Basic security controls and malware-detection tools could have prevented the breach of more than 21 million records at the US Office of Personnel Management in 2015, claims a congressional report.
Basic security controls could have prevented the breach that exposed the personal data of more than 21 million current and former government employees, according to a congressional report.
The 2015 breach at the US Office of Personnel Management (OPM) included 19.7 million background investigation applications and 1.8 million non-applicants.
The breach was in addition to the 4.2 million records exposed in the first OPM breach in December 2014, which the report said was a missed opportunity to put effective defences in place.
The report by the House Committee on Oversight and Government Reform said the OPM failed to recognise from the 2004 breach that it was vulnerable to attacks by sophisticated, persistent adversaries, and failed to put in place the basic necessary security controls, reported Associated Press.
The congressional report said the OPM also failed to deploy security tools to detect malicious code and other threats quickly enough.
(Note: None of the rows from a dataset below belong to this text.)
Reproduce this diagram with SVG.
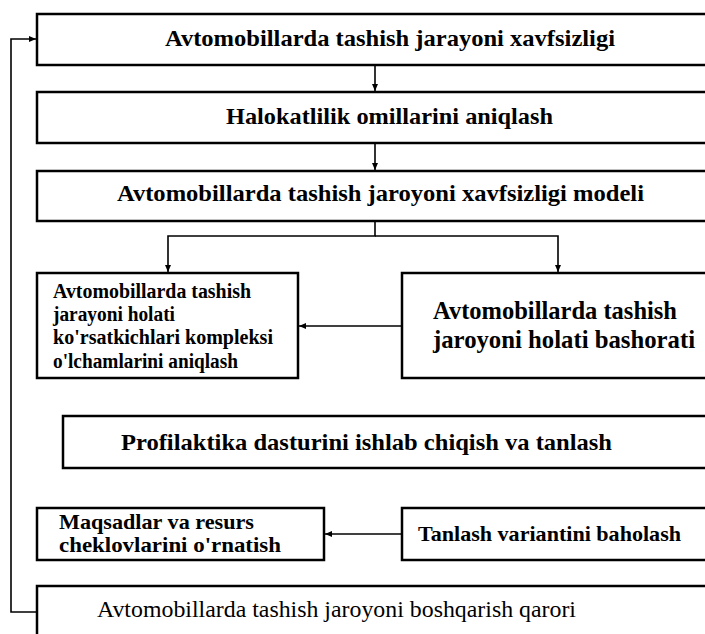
<svg xmlns="http://www.w3.org/2000/svg" width="705" height="634" viewBox="0 0 705 634">
<style>
.box{fill:#fff;stroke:#000;stroke-width:2.5}
.b{font-family:"Liberation Serif","Times New Roman",serif;font-weight:bold;fill:#000}
.n{font-family:"Liberation Serif","Times New Roman",serif;fill:#000}
.c{fill:none;stroke:#000;stroke-width:1.6}
</style>
<defs>
<marker id="ah" markerWidth="8" markerHeight="8" refX="7" refY="4" orient="auto" markerUnits="userSpaceOnUse">
<path d="M0,1 L7,4 L0,7 Z" fill="#000"/>
</marker>
</defs>
<g id="n1"><rect class="box" x="37" y="14" width="680" height="51"/><text class="b" x="165" y="46" font-size="24" textLength="450" lengthAdjust="spacingAndGlyphs">Avtomobillarda tashish jarayoni xavfsizligi</text></g>
<g id="n2"><rect class="box" x="37" y="92" width="680" height="51"/><text class="b" x="226" y="124" font-size="24" textLength="327" lengthAdjust="spacingAndGlyphs">Halokatlilik omillarini aniqlash</text></g>
<g id="n3"><rect class="box" x="37" y="171" width="680" height="50"/><text class="b" x="117" y="201" font-size="24" textLength="527" lengthAdjust="spacingAndGlyphs">Avtomobillarda tashish jaroyoni xavfsizligi modeli</text></g>
<g id="n4"><rect class="box" x="37" y="273" width="261" height="105"/>
<text class="b" x="53" y="298" font-size="20" textLength="198" lengthAdjust="spacingAndGlyphs">Avtomobillarda tashish</text>
<text class="b" x="53" y="321" font-size="20" textLength="122" lengthAdjust="spacingAndGlyphs">jarayoni holati</text>
<text class="b" x="53" y="344" font-size="20" textLength="220" lengthAdjust="spacingAndGlyphs">ko'rsatkichlari kompleksi</text>
<text class="b" x="53" y="368" font-size="20" textLength="185" lengthAdjust="spacingAndGlyphs">o'lchamlarini aniqlash</text></g>
<g id="n5"><rect class="box" x="402" y="273" width="320" height="105"/>
<text class="b" x="433" y="319" font-size="24.5" textLength="244" lengthAdjust="spacingAndGlyphs">Avtomobillarda tashish</text>
<text class="b" x="433" y="348" font-size="24.5" textLength="262" lengthAdjust="spacingAndGlyphs">jaroyoni holati bashorati</text></g>
<g id="n6"><rect class="box" x="63" y="416" width="660" height="52"/><text class="b" x="121" y="450" font-size="24" textLength="491" lengthAdjust="spacingAndGlyphs">Profilaktika dasturini ishlab chiqish va tanlash</text></g>
<g id="n7"><rect class="box" x="37" y="508" width="287" height="52"/>
<text class="b" x="59" y="529" font-size="22" textLength="195" lengthAdjust="spacingAndGlyphs">Maqsadlar va resurs</text>
<text class="b" x="59" y="552" font-size="22" textLength="222" lengthAdjust="spacingAndGlyphs">cheklovlarini o'rnatish</text></g>
<g id="n8"><rect class="box" x="402" y="508" width="320" height="52"/><text class="b" x="418" y="541" font-size="22" textLength="263" lengthAdjust="spacingAndGlyphs">Tanlash variantini baholash</text></g>
<g id="n9"><rect class="box" x="37" y="586" width="680" height="60"/><text class="n" x="97" y="617" font-size="24" textLength="479" lengthAdjust="spacingAndGlyphs">Avtomobillarda tashish jaroyoni boshqarish qarori</text></g>
<g id="connectors">
<line class="c" x1="375" y1="65" x2="375" y2="91" marker-end="url(#ah)"/>
<line class="c" x1="375" y1="143" x2="375" y2="170" marker-end="url(#ah)"/>
<polyline class="c" points="375,221 375,236 168,236 168,272" marker-end="url(#ah)"/>
<polyline class="c" points="375,236 558,236 558,272" marker-end="url(#ah)"/>
<line class="c" x1="402" y1="326" x2="299" y2="326" marker-end="url(#ah)"/>
<line class="c" x1="402" y1="534" x2="325" y2="534" marker-end="url(#ah)"/>
<polyline class="c" points="37,612 11,612 11,39 36,39" marker-end="url(#ah)"/>
</g>
</svg>
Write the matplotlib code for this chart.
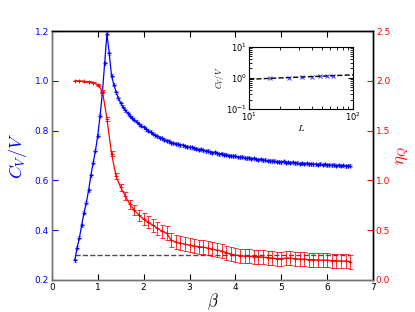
import numpy as np
import matplotlib
matplotlib.use("Agg")
import matplotlib.pyplot as plt
from matplotlib.ticker import NullFormatter

plt.rcParams['mathtext.fontset'] = 'cm'
plt.rcParams['font.family'] = 'DejaVu Sans'
plt.rcParams['xtick.direction'] = 'in'
plt.rcParams['ytick.direction'] = 'in'

# specific heat per volume, beta from 0.5 to 6.5 in steps of 0.05
beta_cv = np.round(np.arange(0.5, 6.5001, 0.05), 2)
cv = [0.28, 0.33, 0.37, 0.42, 0.47, 0.51, 0.56, 0.62, 0.67, 0.72,
      0.78, 0.86, 0.95, 1.07, 1.19, 1.11, 1.02, 0.985, 0.955, 0.93,
      0.91, 0.895, 0.882, 0.87, 0.86, 0.852, 0.843, 0.835, 0.826, 0.82,
      0.813, 0.806, 0.80, 0.795, 0.788, 0.782, 0.778, 0.772, 0.769, 0.764,
      0.760, 0.757, 0.752, 0.750, 0.747, 0.746, 0.742, 0.741, 0.737, 0.736,
      0.733, 0.733, 0.729, 0.728, 0.724, 0.725, 0.721, 0.718, 0.719, 0.714,
      0.712, 0.713, 0.709, 0.706, 0.708, 0.703, 0.704, 0.700, 0.699, 0.697,
      0.699, 0.694, 0.692, 0.695, 0.690, 0.688, 0.691, 0.686, 0.688, 0.684,
      0.683, 0.685, 0.680, 0.682, 0.678, 0.679, 0.676, 0.678, 0.674, 0.675,
      0.673, 0.676, 0.671, 0.672, 0.670, 0.673, 0.669, 0.670, 0.667, 0.669,
      0.666, 0.668, 0.665, 0.667, 0.664, 0.665, 0.663, 0.666, 0.662, 0.664,
      0.661, 0.663, 0.660, 0.662, 0.659, 0.661, 0.658, 0.660, 0.657, 0.659,
      0.658]
cv_err = 0.006

# eta_Q, beta from 0.5 to 6.5 in steps of 0.1
beta_eta = np.round(np.arange(0.5, 6.5001, 0.1), 2)
eta = [2.00, 2.00, 1.995, 1.99, 1.98, 1.96, 1.90, 1.62, 1.27, 1.04,
       0.93, 0.84, 0.76, 0.70, 0.65, 0.61, 0.58, 0.55, 0.52, 0.49,
       0.47, 0.40, 0.38, 0.37, 0.36, 0.35, 0.34, 0.335, 0.33, 0.32,
       0.31, 0.30, 0.29, 0.275, 0.26, 0.25, 0.245, 0.24, 0.24, 0.235,
       0.235, 0.23, 0.225, 0.22, 0.215, 0.215, 0.22, 0.22, 0.215, 0.21,
       0.21, 0.205, 0.205, 0.20, 0.20, 0.20, 0.195, 0.195, 0.19, 0.19,
       0.185]
eta_err = [0.003, 0.003, 0.004, 0.005, 0.006, 0.008, 0.01, 0.02, 0.025, 0.03,
           0.035, 0.04, 0.045, 0.05, 0.055, 0.06, 0.06, 0.065, 0.065, 0.065,
           0.07, 0.07, 0.07, 0.07, 0.07, 0.07, 0.07, 0.07, 0.07, 0.07,
           0.07, 0.07, 0.07, 0.07, 0.07, 0.07, 0.07, 0.07, 0.07, 0.07,
           0.07, 0.07, 0.07, 0.07, 0.07, 0.07, 0.07, 0.07, 0.07, 0.07,
           0.07, 0.07, 0.07, 0.07, 0.07, 0.07, 0.07, 0.07, 0.07, 0.07,
           0.07]

# reference level (dashed)
ref_beta = [0.5, 6.5]
ref_cv = [0.3, 0.3]

# inset: peak C_V/V vs L
L = [16, 24, 32, 40, 48, 56, 64]
cv_L = [0.98, 0.98, 1.08, 1.03, 1.12, 1.12, 1.17]
fit_L = [10, 100]
fit_cv = [0.9, 1.25]

fig = plt.figure(figsize=(4.15, 3.12), dpi=100)
ax1 = fig.add_axes([0.125, 0.1026, 0.774, 0.798])
ax2 = ax1.twinx()

ax1.errorbar(beta_cv, cv, yerr=cv_err, color='b', marker='+', ms=3, mew=0.8,
             lw=0.9, elinewidth=0.7, capsize=1.5, ecolor=(0.35, 0.35, 1.0, 0.5))
ax1.plot(ref_beta, ref_cv, 'k--', lw=1, alpha=0.7)
ax2.errorbar(beta_eta, eta, yerr=eta_err, color='r', marker='+', ms=2.5, mew=0.7,
             lw=0.9, elinewidth=0.7, capsize=1.8, ecolor=(1.0, 0.0, 0.0, 0.8))

ax1.set_xlim(0, 7)
ax1.set_ylim(0.2, 1.2)
ax2.set_ylim(0, 2.5)
ax1.set_xticks(range(8))
ax1.set_yticks([0.2, 0.4, 0.6, 0.8, 1.0, 1.2])
ax2.set_yticks([0.0, 0.5, 1.0, 1.5, 2.0, 2.5])
ax1.tick_params(axis='x', labelsize=6.5, top=True, length=4, pad=2)
ax1.tick_params(axis='y', labelsize=6.5, colors='b', length=4, pad=2)
ax2.tick_params(axis='y', labelsize=6.5, colors='r', length=4, pad=2)
for ax in (ax1, ax2):
    for s in ax.spines.values():
        s.set_linewidth(1)
    ax.spines['left'].set_color('0.45')
    ax.spines['bottom'].set_color('0.45')

ax1.set_xlabel(r'$\beta$', fontsize=12, labelpad=0)
ax1.set_ylabel(r'$C_V/V$', fontsize=13, color='b', labelpad=4)
ax2.set_ylabel(r'$\eta_Q$', fontsize=12, color='r', labelpad=2)

ins = fig.add_axes([0.600, 0.651, 0.251, 0.199])
ins.loglog(fit_L, fit_cv, 'k--', lw=1)
ins.plot(L, cv_L, 'x', color='b', ms=3.5, mew=0.8, alpha=0.7)
ins.set_xlim(10, 100)
ins.set_ylim(0.1, 10)
ins.xaxis.set_minor_formatter(NullFormatter())
ins.yaxis.set_minor_formatter(NullFormatter())
ins.tick_params(which='both', labelsize=6, pad=1.5, top=True, right=True)
ins.set_xlabel(r'$L$', fontsize=7, labelpad=0)
ins.set_ylabel(r'$C_V/V$', fontsize=6, labelpad=0)

fig.savefig('out.png', dpi=100)
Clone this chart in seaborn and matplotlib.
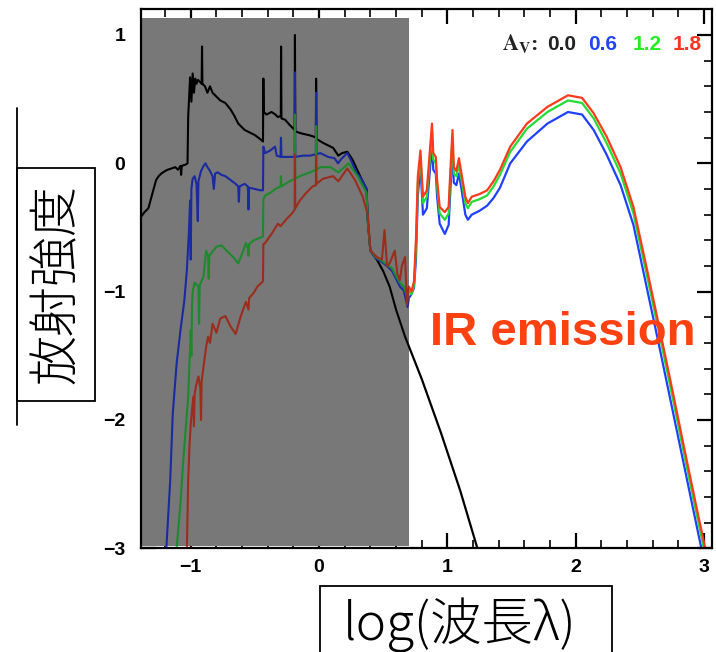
import matplotlib
matplotlib.use("Agg")
import matplotlib.pyplot as plt
import pandas as pd
import seaborn as sns
from matplotlib.patches import Rectangle
from matplotlib.lines import Line2D
from matplotlib.ticker import MultipleLocator

# ---- spectral energy distributions: (log wavelength, log flux) ----
AV00 = [(-1.39, -0.42), (-1.36, -0.38), (-1.33, -0.35), (-1.30, -0.24), (-1.27, -0.13),
        (-1.25, -0.10), (-1.23, -0.08), (-1.20, -0.06), (-1.18, -0.05), (-1.15, -0.04),
        (-1.12, -0.03), (-1.10, -0.05), (-1.08, -0.02), (-1.075, -0.09), (-1.07, -0.02),
        (-1.04, -0.01), (-1.025, 0.00), (-1.02, 0.36), (-1.005, 0.67), (-0.995, 0.48),
        (-0.985, 0.70), (-0.975, 0.55), (-0.965, 0.66), (-0.955, 0.62), (-0.943, 0.65),
        (-0.915, 0.62), (-0.912, 0.91), (-0.909, 0.62), (-0.889, 0.60), (-0.87, 0.55),
        (-0.85, 0.60), (-0.83, 0.55), (-0.80, 0.52), (-0.77, 0.49), (-0.73, 0.47),
        (-0.69, 0.42), (-0.66, 0.37), (-0.63, 0.31), (-0.60, 0.28), (-0.58, 0.26),
        (-0.54, 0.24), (-0.50, 0.22), (-0.46, 0.19), (-0.437, 0.17), (-0.434, 0.66),
        (-0.431, 0.40), (-0.41, 0.38), (-0.37, 0.40), (-0.34, 0.38), (-0.32, 0.36),
        (-0.298, 0.37), (-0.296, 0.91), (-0.293, 0.35), (-0.265, 0.34), (-0.23, 0.30),
        (-0.19, 0.26), (-0.188, 1.00), (-0.185, 0.25), (-0.16, 0.24), (-0.125, 0.23),
        (-0.08, 0.22), (-0.047, 0.21), (-0.025, 0.20), (-0.023, 0.66), (-0.020, 0.19),
        (0.03, 0.16), (0.07, 0.14), (0.11, 0.12), (0.15, 0.06), (0.18, 0.08),
        (0.22, 0.09), (0.26, 0.03), (0.32, -0.10), (0.37, -0.20), (0.38, -0.45),
        (0.40, -0.68), (0.45, -0.75), (0.50, -0.84), (0.55, -0.96), (0.60, -1.14),
        (0.67, -1.35), (0.80, -1.68), (0.95, -2.10), (1.10, -2.55), (1.24, -3.02)]

AV06 = [(-1.195, -3.05), (-1.19, -3.0), (-1.16, -2.47), (-1.14, -1.95), (-1.11, -1.56),
        (-1.08, -1.30), (-1.05, -1.07), (-1.03, -0.83), (-1.015, -0.55), (-1.005, -0.29),
        (-1.00, -0.75), (-0.995, -0.20), (-0.985, -0.12), (-0.97, -0.10), (-0.955, -0.16),
        (-0.945, -0.45), (-0.94, -0.14), (-0.92, -0.06), (-0.90, -0.02), (-0.885, 0.00),
        (-0.87, -0.03), (-0.855, -0.05), (-0.83, -0.10), (-0.82, -0.20), (-0.81, -0.08),
        (-0.79, -0.07), (-0.76, -0.09), (-0.73, -0.10), (-0.69, -0.13), (-0.65, -0.16),
        (-0.63, -0.18), (-0.625, -0.30), (-0.62, -0.18), (-0.58, -0.16), (-0.555, -0.18),
        (-0.55, -0.36), (-0.545, -0.19), (-0.50, -0.20), (-0.46, -0.21), (-0.437, -0.21),
        (-0.434, 0.13), (-0.42, 0.08), (-0.38, 0.10), (-0.343, 0.13), (-0.33, 0.06),
        (-0.30, 0.05), (-0.297, 0.20), (-0.293, 0.05), (-0.25, 0.05), (-0.19, 0.05),
        (-0.188, 0.71), (-0.185, 0.05), (-0.125, 0.06), (-0.07, 0.06), (-0.025, 0.07),
        (-0.023, 0.55), (-0.020, 0.07), (0.01, 0.08), (0.07, 0.05), (0.12, 0.04),
        (0.148, 0.00), (0.17, 0.03), (0.22, 0.08), (0.25, 0.02), (0.29, -0.07),
        (0.33, -0.12), (0.37, -0.20), (0.38, -0.45), (0.40, -0.68), (0.44, -0.74),
        (0.49, -0.77), (0.53, -0.80), (0.57, -0.84), (0.60, -0.90), (0.63, -0.96),
        (0.66, -0.99), (0.69, -1.12), (0.70, -1.05), (0.72, -1.02), (0.74, -0.97),
        (0.755, -0.75), (0.77, -0.25), (0.79, -0.02), (0.81, -0.40), (0.84, -0.35),
        (0.88, 0.15), (0.89, -0.05), (0.91, -0.08), (0.92, -0.26), (0.94, -0.47),
        (0.98, -0.55), (1.01, -0.48), (1.02, -0.28), (1.04, 0.12), (1.05, -0.15),
        (1.07, -0.17), (1.09, -0.08), (1.11, -0.20), (1.14, -0.40), (1.16, -0.44),
        (1.19, -0.40), (1.25, -0.37), (1.31, -0.33), (1.36, -0.27), (1.41, -0.19),
        (1.49, 0.00), (1.62, 0.17), (1.78, 0.31), (1.94, 0.40), (2.05, 0.38),
        (2.14, 0.26), (2.24, 0.07), (2.35, -0.17), (2.45, -0.48), (2.55, -0.95),
        (2.65, -1.42), (2.75, -1.90), (2.85, -2.38), (2.95, -2.86), (2.99, -3.05)]

AV12 = [(-1.115, -3.05), (-1.11, -3.0), (-1.08, -2.65), (-1.06, -2.34), (-1.04, -2.08),
        (-1.02, -1.82), (-1.01, -1.56), (-1.005, -1.45), (-1.00, -1.30), (-0.995, -1.50),
        (-0.99, -1.10), (-0.985, -1.00), (-0.97, -0.93), (-0.94, -0.96), (-0.935, -1.25),
        (-0.93, -0.95), (-0.90, -0.88), (-0.88, -0.68), (-0.865, -0.72), (-0.86, -0.90),
        (-0.855, -0.72), (-0.84, -0.70), (-0.80, -0.65), (-0.76, -0.64), (-0.72, -0.68),
        (-0.67, -0.73), (-0.63, -0.78), (-0.59, -0.68), (-0.57, -0.62), (-0.555, -0.66),
        (-0.55, -0.72), (-0.545, -0.63), (-0.51, -0.60), (-0.46, -0.58), (-0.437, -0.57),
        (-0.434, -0.28), (-0.42, -0.25), (-0.38, -0.23), (-0.34, -0.20), (-0.30, -0.18),
        (-0.297, -0.10), (-0.293, -0.18), (-0.23, -0.14), (-0.19, -0.12), (-0.188, 0.38),
        (-0.185, -0.12), (-0.15, -0.10), (-0.07, -0.07), (-0.025, -0.05), (-0.023, 0.29),
        (-0.020, -0.05), (0.01, -0.03), (0.09, -0.03), (0.15, -0.07), (0.23, 0.00),
        (0.30, -0.10), (0.37, -0.23), (0.38, -0.45), (0.40, -0.68), (0.44, -0.73),
        (0.49, -0.76), (0.53, -0.79), (0.57, -0.82), (0.60, -0.88), (0.63, -0.93),
        (0.66, -0.96), (0.69, -1.05), (0.70, -1.00), (0.72, -1.02), (0.74, -0.95),
        (0.755, -0.66), (0.77, -0.15), (0.79, 0.05), (0.81, -0.31), (0.84, -0.26),
        (0.88, 0.25), (0.89, 0.03), (0.91, 0.00), (0.92, -0.18), (0.94, -0.39),
        (0.98, -0.44), (1.01, -0.39), (1.02, -0.18), (1.04, 0.20), (1.05, -0.08),
        (1.07, -0.10), (1.09, -0.01), (1.11, -0.13), (1.14, -0.31), (1.16, -0.35),
        (1.19, -0.30), (1.25, -0.28), (1.31, -0.25), (1.36, -0.18), (1.41, -0.09),
        (1.49, 0.09), (1.62, 0.27), (1.78, 0.40), (1.94, 0.49), (2.05, 0.47),
        (2.14, 0.35), (2.24, 0.16), (2.35, -0.08), (2.45, -0.39), (2.55, -0.85),
        (2.65, -1.32), (2.75, -1.80), (2.85, -2.29), (2.95, -2.77), (3.01, -3.05)]

AV18 = [(-1.035, -3.05), (-1.03, -3.0), (-1.02, -2.47), (-1.01, -2.21), (-1.00, -2.03),
        (-0.98, -1.82), (-0.975, -2.05), (-0.97, -1.80), (-0.96, -1.74), (-0.94, -1.66),
        (-0.925, -1.75), (-0.92, -2.00), (-0.915, -1.70), (-0.90, -1.58), (-0.88, -1.43),
        (-0.865, -1.35), (-0.85, -1.40), (-0.83, -1.25), (-0.80, -1.32), (-0.77, -1.21),
        (-0.73, -1.19), (-0.69, -1.27), (-0.65, -1.33), (-0.61, -1.19), (-0.57, -1.08),
        (-0.55, -1.14), (-0.545, -1.05), (-0.51, -1.01), (-0.48, -0.96), (-0.437, -0.92),
        (-0.434, -0.63), (-0.42, -0.62), (-0.37, -0.55), (-0.32, -0.47), (-0.30, -0.49),
        (-0.25, -0.43), (-0.21, -0.39), (-0.19, -0.36), (-0.188, 0.07), (-0.185, -0.35),
        (-0.15, -0.29), (-0.10, -0.23), (-0.05, -0.18), (-0.025, -0.17), (-0.023, 0.06),
        (-0.020, -0.16), (0.03, -0.12), (0.11, -0.10), (0.15, -0.14), (0.22, -0.04),
        (0.28, -0.13), (0.34, -0.26), (0.38, -0.40), (0.40, -0.68), (0.45, -0.73),
        (0.49, -0.75), (0.51, -0.52), (0.53, -0.80), (0.55, -0.78), (0.59, -0.68),
        (0.61, -0.86), (0.63, -0.91), (0.645, -0.80), (0.67, -0.73), (0.685, -1.10),
        (0.70, -0.96), (0.72, -1.00), (0.74, -0.92), (0.755, -0.60), (0.77, -0.10),
        (0.79, 0.10), (0.81, -0.26), (0.84, -0.21), (0.88, 0.31), (0.89, 0.08),
        (0.91, 0.05), (0.92, -0.13), (0.94, -0.34), (0.98, -0.38), (1.01, -0.34),
        (1.02, -0.13), (1.04, 0.26), (1.05, -0.03), (1.07, -0.06), (1.09, 0.04),
        (1.11, -0.08), (1.14, -0.26), (1.16, -0.31), (1.19, -0.26), (1.25, -0.24),
        (1.31, -0.21), (1.36, -0.14), (1.41, -0.05), (1.49, 0.13), (1.62, 0.31),
        (1.78, 0.44), (1.94, 0.53), (2.05, 0.51), (2.14, 0.39), (2.24, 0.21),
        (2.35, -0.03), (2.45, -0.34), (2.55, -0.80), (2.65, -1.27), (2.75, -1.75),
        (2.85, -2.24), (2.95, -2.72), (3.02, -3.05)]

AV_LABELS = ["0.0", "0.6", "1.2", "1.8"]
SERIES = [AV00, AV06, AV12, AV18]
BRIGHT = ["#000000", "#2040ff", "#22dd33", "#ff3a1c"]
DARK = ["#000000", "#1a2aa0", "#1c8a2c", "#9c2c1c"]

# stellar (UV-optical-NIR) band, drawn as a grey panel
SHADE_X = (-1.39, 0.70)
SHADE_Y = (-2.985, 1.13)

sns.set_theme(style="white")
plt.rcParams["font.family"] = ["Liberation Sans", "DejaVu Sans"]
plt.rcParams["mathtext.fontset"] = "stix"
plt.rcParams["axes.unicode_minus"] = True

fig = plt.figure(figsize=(7.16, 6.52), dpi=100)
ax = fig.add_axes([0.1965, 0.159, 0.7975, 0.8267])
ax.set_xlim(-1.39, 3.06)
ax.set_ylim(-3.0, 1.2)

shade = Rectangle((SHADE_X[0], SHADE_Y[0]), SHADE_X[1] - SHADE_X[0],
                  SHADE_Y[1] - SHADE_Y[0], facecolor="#787878",
                  edgecolor="none", zorder=2)
ax.add_patch(shade)

for i, (pts, cb, cd) in enumerate(zip(SERIES, BRIGHT, DARK)):
    df = pd.DataFrame(pts, columns=["loglam", "logflux"])
    sns.lineplot(data=df, x="loglam", y="logflux", sort=False, estimator=None,
                 color=cb, lw=1.6, ax=ax, zorder=1 + 0.01 * i, legend=False)
    sns.lineplot(data=df, x="loglam", y="logflux", sort=False, estimator=None,
                 color=cd, lw=1.5, ax=ax, zorder=3 + 0.01 * i, legend=False)
    ax.lines[-1].set_clip_path(shade)

ax.set_xlabel("")
ax.set_ylabel("")

# frame and ticks
for sp in ax.spines.values():
    sp.set_color("black")
    sp.set_linewidth(1.6)
    sp.set_zorder(5)
ax.xaxis.set_major_locator(MultipleLocator(1))
ax.xaxis.set_minor_locator(MultipleLocator(0.2))
ax.yaxis.set_major_locator(MultipleLocator(1))
ax.yaxis.set_minor_locator(MultipleLocator(0.2))
ax.tick_params(which="both", direction="in", top=True, right=True,
               bottom=True, left=True, colors="black")
ax.tick_params(which="major", length=10.5, width=1.6)
ax.tick_params(which="minor", length=6, width=1.2)
ax.tick_params(axis="y", which="major", pad=11, labelsize=14)
ax.tick_params(axis="x", which="major", pad=8, labelsize=14)
for lab in ax.get_xticklabels() + ax.get_yticklabels():
    lab.set_fontweight("bold")

# extinction key
ax.text(0.633, 0.925, r"$\mathbf{A}_{\mathbf{V}}$:", transform=ax.transAxes,
        fontsize=16, fontweight="bold", family="Liberation Serif",
        va="baseline", ha="left", color="#222222")
key_x = [0.711, 0.783, 0.861, 0.932]
for kx, lab, col in zip(key_x, AV_LABELS, ["#222222", "#2244ff", "#22ee22", "#ff3322"]):
    ax.text(kx, 0.925, lab, transform=ax.transAxes, fontsize=15,
            fontweight="bold", color=col, va="baseline", ha="left")

ax.text(0.507, 0.377, "IR emission", transform=ax.transAxes, fontsize=34,
        fontweight="bold", color="#ff4010", va="baseline", ha="left", zorder=6)

# boxed axis titles
W, H = 716.0, 652.0
fig.add_artist(Line2D([17 / W, 17 / W], [1 - 425 / H, 1 - 108 / H],
                      color="black", lw=1.3))
fig.add_artist(Rectangle((17 / W, 1 - 401 / H), 78 / W, 233 / H,
                         transform=fig.transFigure, facecolor="white",
                         edgecolor="black", lw=1.3))
fig.text(57 / W, 1 - 284 / H, "放射強度", rotation=90, ha="center", va="center",
         fontsize=36, fontweight="light",
         family=["Noto Sans CJK JP", "DejaVu Sans"], color="black")

fig.add_artist(Rectangle((320 / W, -0.05), 292 / W, 0.05 + (H - 586) / H,
                         transform=fig.transFigure, facecolor="white",
                         edgecolor="black", lw=1.3))
fig.text(460 / W, 1 - 625 / H, "log(波長λ)", ha="center", va="center",
         fontsize=37, fontweight="light",
         family=["Noto Sans CJK JP", "DejaVu Sans"], color="black")

fig.savefig("out.png", dpi=100)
When such a tool from security firm Cylance was eventually deployed, it found malware throughout the federal computers, according to an engineer quoted in the report.
In an interview, committee chairman Jason Chaffetz said that the breach was entirely preventable. “With some basic hygiene, some good tools, an awareness and some talent, they really could have prevented this,” he said.
The report stated that for two months after the first breach in March 2014, the OPM worked with the FBI, the National Security Agency (NSA) and others to monitor the intruder and developed a plan to expel the individuals or individuals responsible from the network, but they failed to detect another, possibly related, intrusion.
The second intruder used credentials stolen from a third-party contractor to log into the OPM network, install malware and create a back door to return several times in the following months to copy the data, which also included personnel files and fingerprint data.
OPM acting director Beth Cobert said in a statement that the agency disagrees with much of the report. The report “does not fully reflect where this agency stands today,” she said, adding that the hack “provided a catalyst for accelerated change” within the OPM, including hiring new cyber security experts and strengthening its security.
The OPM hack is widely believed to have been part of a China-based cyber espionage campaign, and although the report does not give any details about who was responsible, it said the breaches were likely perpetrated by the group Deep Panda, which has been linked to the Chinese military.
CESG director of cyber security Alex Dewdney told RSA Conference 2016 in San Francisco that the OPM hacks were “very scary” for those responsible for UK government cyber security.
“It scared people who had not thought much about cyber security,” he said, adding that this was really helpful because it resulted in the recognition by the UK government of the need to reform the role of its senior information risk office (Siro).
The breaches inspired a fast-paced survey of the UK government’s holdings of bulk data, said Dewdney, as well as a measurement of the extent government departments were adhering to a “fairly basic set” of control measures, which in turn led to remedial action.